2.) the flight was from a foreign port to a foreign port. The responsible crew were all foreign.
3.) only three of the passengers (one a minor) have been identified so far as US citizens. How could a US law firm be dinged for soliciting others, not so citizenshiptually gifted?
4.) the flight has effectively disappeared, but there is some slim evidence that it is in the Southern Indian Ocean. This is nowhere near (for example) Oregon, or any other US territory. Nor did the flight ever overfly same.
Now I’m guessing that Maritime Law has dealt with these kinds of obscurities for decades now (centuries?). Why not Aviation Law?
But, with my limited grasp of lawyering, where does a US law firm get off sticking its nose into these murky foreign waters (so to speak) in the first place, and more to this particular point, how can they be held in some form of contempt when the evidential link to the US seems so flimsy?

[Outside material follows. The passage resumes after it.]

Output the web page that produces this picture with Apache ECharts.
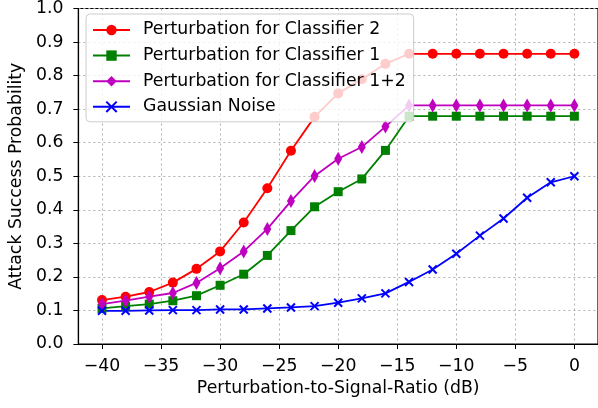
<!DOCTYPE html>
<html>
<head>
<meta charset="utf-8">
<script src="https://cdn.jsdelivr.net/npm/echarts@6/dist/echarts.min.js"></script>
<style>
  html, body { margin: 0; padding: 0; background: #fff; }
  #chart { width: 598px; height: 408px; }
</style>
</head>
<body>
<div id="chart"></div>
<script>
// x positions (dB)
const psr = [-40, -38, -36, -34, -32, -30, -28, -26, -24, -22, -20, -18, -16, -14, -12, -10, -8, -6, -4, -2, 0]
const xTicks = [-40, -35, -30, -25, -20, -15, -10, -5, 0]

const clf2 = [0.131, 0.141, 0.155, 0.183, 0.224, 0.276, 0.362, 0.464, 0.576, 0.677, 0.747, 0.789, 0.835, 0.865, 0.865, 0.865, 0.865, 0.865, 0.865, 0.865, 0.865]
const clf1 = [0.106, 0.113, 0.119, 0.129, 0.144, 0.175, 0.208, 0.264, 0.338, 0.409, 0.454, 0.492, 0.577, 0.679, 0.679, 0.679, 0.679, 0.679, 0.679, 0.679, 0.679]
const clf12 = [0.119, 0.129, 0.141, 0.152, 0.182, 0.226, 0.276, 0.343, 0.426, 0.501, 0.552, 0.587, 0.648, 0.711, 0.711, 0.711, 0.711, 0.711, 0.711, 0.711, 0.711]
const gauss = [0.099, 0.099, 0.100, 0.101, 0.101, 0.103, 0.103, 0.106, 0.109, 0.113, 0.123, 0.136, 0.151, 0.185, 0.222, 0.269, 0.323, 0.374, 0.436, 0.482, 0.500]

const font = 'DejaVu Sans'
const fs = 17.3
const crossPath = 'path://M0,0L10,10M0,10L10,0'

const mkSeries = (name, values, color, symbol, symbolSize, extra) => ({
    name,
    type: 'line',
    data: psr.map((x, i) => [x, values[i]]),
    symbol,
    symbolSize,
    showSymbol: true,
    lineStyle: { width: 1.8, color },
    itemStyle: Object.assign({ color, opacity: 1 }, extra || {}),
    emphasis: { disabled: true }
})

const chart = echarts.init(document.getElementById('chart'))
chart.setOption({
    animation: false,
    textStyle: { fontFamily: font },
    grid: {
        left: 77, right: -2, top: 6, bottom: 64,
        show: true, borderColor: '#000', borderWidth: 1.2
    },
    legend: {
        left: 86, top: 14,
        orient: 'vertical',
        itemWidth: 37, itemHeight: 13, itemGap: 8.6,
        padding: [7.5, 8, 6.5, 6],
        backgroundColor: 'rgba(255,255,255,0.8)',
        borderColor: '#cccccc', borderWidth: 1, borderRadius: 4,
        textStyle: { fontFamily: font, fontSize: fs, color: '#000', padding: [0, 0, 0, 8] },
        data: ['Perturbation for Classifier 2', 'Perturbation for Classifier 1', 'Perturbation for Classifier 1+2', 'Gaussian Noise']
    },
    xAxis: {
        type: 'value', min: -42, max: 2,
        name: 'Perturbation-to-Signal-Ratio (dB)',
        nameLocation: 'middle', nameGap: 35,
        nameTextStyle: { fontFamily: font, fontSize: fs, color: '#000' },
        axisLine: { onZero: false, lineStyle: { color: '#000', width: 1.2 } },
        axisTick: { show: true, inside: false, length: 5, customValues: xTicks, lineStyle: { color: '#000' } },
        axisLabel: {
            customValues: xTicks, fontFamily: font, fontSize: fs, color: '#000', margin: 14,
            formatter: v => (v < 0 ? '\u2212' + Math.abs(v) : String(v))
        },
        splitLine: { show: true, lineStyle: { color: '#b0b0b0', type: [2, 3], width: 1 } }
    },
    yAxis: {
        type: 'value', min: 0, max: 1, interval: 0.1,
        name: 'Attack Success Probability',
        nameLocation: 'middle', nameGap: 48,
        nameTextStyle: { fontFamily: font, fontSize: fs, color: '#000' },
        axisLine: { show: true, onZero: false, lineStyle: { color: '#000', width: 1.2 } },
        axisTick: { show: true, inside: false, length: 5, lineStyle: { color: '#000' } },
        axisLabel: {
            fontFamily: font, fontSize: fs, color: '#000', margin: 15,
            formatter: v => v.toFixed(1)
        },
        splitLine: { show: true, lineStyle: { color: '#b0b0b0', type: [2, 3], width: 1 } }
    },
    series: [
        mkSeries('Perturbation for Classifier 2', clf2, '#ff0000', 'circle', 10),
        mkSeries('Perturbation for Classifier 1', clf1, '#008000', 'rect', 9),
        mkSeries('Perturbation for Classifier 1+2', clf12, '#bf00bf', 'diamond', [8, 14]),
        mkSeries('Gaussian Noise', gauss, '#0000ff', crossPath, 8, { borderColor: '#0000ff', borderWidth: 2 })
    ]
})
</script>
</body>
</html>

BTW I personally find their actions contemptible, but, as the famous line (I think) goes, “Yes, he’s an asshole, but that does not make him a murderer.”
But, with my limited grasp of lawyering, where does a US law firm get off sticking its nose into these murky foreign waters (so to speak) in the first place, and more to this particular point, how can they be held in some form of contempt when the evidential link to the US seems so flimsy?
The judge, it seems, was very much thinking the same thing.